Maybe not by numbers, but of all the international markets the US holds the most hope. Cachaça brands certainly think so, anyway. “One day at a Chicago fair and nearby liquor store I counted 28 cachaça brands,” says Velho Barreiro’s Cremasco. “In Europe it’s just 51, Pitú, Velho Barreiro, Sagatiba and Ypicoa. In South America and North America people are keen for new brands but in Europe they prefer traditional products. New cachaças go straight into the US market.” 

Promotional support

The brand’s own North American sales were 10.5% up last year, thanks in part, says Cremasco, to promotional support from the government. “Apex-Brasil promotes Brazilian products for export.  We have a stand at events such as Indycar racing, where we can offer guests Caipirinhas,” he says. 

Brands such as Bossa and Leblon have certainly backed the US market, hoping when the worm turns, perhaps from tequila to cachaça, they are on hand with relevant super-premium products. For these brands, in a large, lonely market, the recognition and classification of cachaça was an important development. 
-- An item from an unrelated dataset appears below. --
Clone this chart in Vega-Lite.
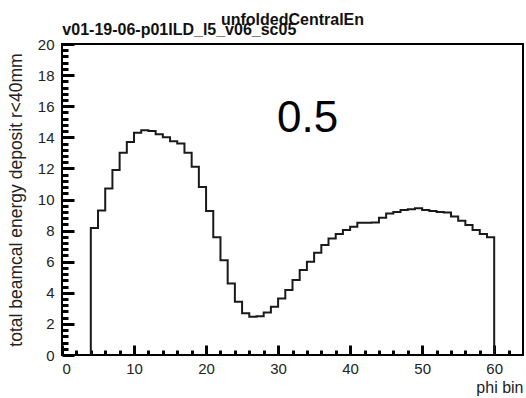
{
  "$schema": "https://vega.github.io/schema/vega-lite/v6.json",
  "width": 461,
  "height": 311,
  "autosize": {"type": "none"},
  "padding": {"left": 62, "top": 44, "right": 3, "bottom": 43},
  "background": "white",
  "config": {
    "view": {"stroke": "black", "strokeWidth": 2},
    "font": "Liberation Sans",
    "axis": {"grid": false, "domain": false, "labelFont": "Liberation Sans", "titleFont": "Liberation Sans", "labelColor": "#222", "titleColor": "#222", "titleFontWeight": "normal"}
  },
  "data": {
    "values": [
      {"phi": 4, "e": 0},
      {"phi": 4, "e": 8.17},
      {"phi": 5, "e": 9.3},
      {"phi": 6, "e": 10.7},
      {"phi": 7, "e": 11.9},
      {"phi": 8, "e": 13.0},
      {"phi": 9, "e": 13.7},
      {"phi": 10, "e": 14.3},
      {"phi": 11, "e": 14.45},
      {"phi": 12, "e": 14.4},
      {"phi": 13, "e": 14.2},
      {"phi": 14, "e": 14.0},
      {"phi": 15, "e": 13.75},
      {"phi": 16, "e": 13.6},
      {"phi": 17, "e": 13.0},
      {"phi": 18, "e": 12.1},
      {"phi": 19, "e": 10.8},
      {"phi": 20, "e": 9.26},
      {"phi": 21, "e": 7.57},
      {"phi": 22, "e": 6.1},
      {"phi": 23, "e": 4.6},
      {"phi": 24, "e": 3.43},
      {"phi": 25, "e": 2.68},
      {"phi": 26, "e": 2.46},
      {"phi": 27, "e": 2.5},
      {"phi": 28, "e": 2.74},
      {"phi": 29, "e": 3.1},
      {"phi": 30, "e": 3.64},
      {"phi": 31, "e": 4.18},
      {"phi": 32, "e": 4.82},
      {"phi": 33, "e": 5.47},
      {"phi": 34, "e": 6.0},
      {"phi": 35, "e": 6.58},
      {"phi": 36, "e": 7.07},
      {"phi": 37, "e": 7.5},
      {"phi": 38, "e": 7.78},
      {"phi": 39, "e": 8.04},
      {"phi": 40, "e": 8.25},
      {"phi": 41, "e": 8.5},
      {"phi": 42, "e": 8.5},
      {"phi": 43, "e": 8.52},
      {"phi": 44, "e": 8.83},
      {"phi": 45, "e": 9.1},
      {"phi": 46, "e": 9.2},
      {"phi": 47, "e": 9.32},
      {"phi": 48, "e": 9.37},
      {"phi": 49, "e": 9.43},
      {"phi": 50, "e": 9.32},
      {"phi": 51, "e": 9.26},
      {"phi": 52, "e": 9.2},
      {"phi": 53, "e": 9.17},
      {"phi": 54, "e": 8.9},
      {"phi": 55, "e": 8.64},
      {"phi": 56, "e": 8.36},
      {"phi": 57, "e": 8.04},
      {"phi": 58, "e": 7.78},
      {"phi": 59, "e": 7.57},
      {"phi": 60, "e": 0}
    ]
  },
  "resolve": {"axis": {"x": "independent", "y": "independent"}},
  "layer": [
    {
      "mark": {"type": "line", "interpolate": "step-after", "stroke": "#1a1a1a", "strokeWidth": 2},
      "encoding": {
        "x": {"field": "phi", "type": "quantitative", "sort": null,
          "scale": {"domain": [0, 64], "nice": false, "zero": false},
          "axis": {"orient": "bottom", "values": [0, 10, 20, 30, 40, 50, 60], "ticks": true, "tickSize": 0, "tickWidth": 3, "tickColor": "black", "labelPadding": 6, "labelFontSize": 15, "labelBaseline": "top",
            "title": "phi bin", "titleFontSize": 16, "titleAnchor": "end", "titlePadding": 3}},
        "y": {"field": "e", "type": "quantitative",
          "scale": {"domain": [0, 20], "nice": false},
          "axis": {"orient": "left", "values": [0, 2, 4, 6, 8, 10, 12, 14, 16, 18, 20], "ticks": true, "tickSize": 0, "tickWidth": 3, "tickColor": "black", "labelPadding": 8, "labelFontSize": 15,
            "title": "total beamcal energy deposit r<40mm", "titleFontSize": 17.5, "titleAnchor": "middle", "titlePadding": 12}}
      }
    },
    {
      "mark": {"type": "point", "opacity": 0},
      "encoding": {
        "x": {"field": "phi", "type": "quantitative",
          "axis": {"orient": "bottom", "values": [0, 10, 20, 30, 40, 50, 60], "labels": false, "title": null, "ticks": true, "tickSize": -10, "tickColor": "black", "tickWidth": 3}},
        "y": {"field": "e", "type": "quantitative",
          "axis": {"orient": "left", "values": [0, 2, 4, 6, 8, 10, 12, 14, 16, 18, 20], "labels": false, "title": null, "ticks": true, "tickSize": -12, "tickColor": "black", "tickWidth": 3}}
      }
    },
    {
      "mark": {"type": "point", "opacity": 0},
      "encoding": {
        "x": {"field": "phi", "type": "quantitative",
          "axis": {"orient": "bottom", "values": [2, 4, 6, 8, 12, 14, 16, 18, 22, 24, 26, 28, 32, 34, 36, 38, 42, 44, 46, 48, 52, 54, 56, 58, 62], "labels": false, "title": null, "ticks": true, "tickSize": -5, "tickColor": "black", "tickWidth": 3}},
        "y": {"field": "e", "type": "quantitative",
          "axis": {"orient": "left", "values": [0.4, 0.8, 1.2, 1.6, 2.4, 2.8, 3.2, 3.6, 4.4, 4.8, 5.2, 5.6, 6.4, 6.8, 7.2, 7.6, 8.4, 8.8, 9.2, 9.6, 10.4, 10.8, 11.2, 11.6, 12.4, 12.8, 13.2, 13.6, 14.4, 14.8, 15.2, 15.6, 16.4, 16.8, 17.2, 17.6, 18.4, 18.8, 19.2, 19.6], "labels": false, "title": null, "ticks": true, "tickSize": -6, "tickColor": "black", "tickWidth": 3}}
      }
    },
    {
      "data": {"values": [{}]},
      "mark": {"type": "text", "text": "0.5", "fontSize": 44, "align": "center", "baseline": "alphabetic", "color": "black", "font": "Liberation Sans"},
      "encoding": {"x": {"datum": 34.1, "axis": null}, "y": {"datum": 14.36, "axis": null}}
    },
    {
      "data": {"values": [{}]},
      "mark": {"type": "text", "text": "v01-19-06-p01ILD_l5_v06_sc05", "fontSize": 16, "fontWeight": "bold", "align": "left", "baseline": "alphabetic", "color": "#111", "font": "Liberation Sans"},
      "encoding": {"x": {"datum": 0.05, "axis": null}, "y": {"datum": 20.58, "axis": null}}
    },
    {
      "data": {"values": [{}]},
      "mark": {"type": "text", "text": "unfoldedCentralEn", "fontSize": 16, "fontWeight": "bold", "align": "center", "baseline": "alphabetic", "color": "#111", "font": "Liberation Sans"},
      "encoding": {"x": {"datum": 32.0, "axis": null}, "y": {"datum": 21.22, "axis": null}}
    }
  ]
}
Indeed, for Leblon, the ruling – which also sees bourbon and Tennessee whiskies protected in Brazil – is the happy ending to its campaign, Legalise Cachaça. “We’re very happy that cachaça is finally being recognised as a distinct spirit from Brazil, and can now be properly presented to consumers as cachaça,” says founder of Leblon, Steve Luttmann.

“Cachaça is deeply rooted in the culture of Brazil, just like rum is deeply rooted in the culture of the Caribbean. Cachaça was initially created in Brazil around 1530, and rum approximately 100 years later in the Caribbean. They both have great cultures and expressions of taste – it’s silly to call them the same thing. This is only the beginning, and as the leaders of the cachaça category in the US, we plan on embarking on an aggressive campaign through the 2014 World Cup and the 2016 Rio Olympics to ‘take Americans to Brazil – one Caipirinha at a time’.”

And so to Bossa’s Gomes: “Major brand houses will now understand that cachaça is missing in their portfolio and that will better the prospects that innovative brands such as Bossa will find a major partner. Moreover, it is easier to discuss a product when you can call it by its original name, reinforcing its exotic appeal and mystique. Having said that, no brands will ever be created by a legal decree, as only investment and the commitment of time can produce the big winners of this nascent international category of cachaça.”

In light of this new US ruling, the usual tired and unanswerable questions are bound to rear their heads again. Will the Caipirinha be the next Mojito? Can cachaça become the new tequila? The truth is, beyond conjecture, nobody knows. Perhaps a better question is: Now American consumers know what Cachaça is called, will they actually be able to pronounce it? You have to be careful what you wish for.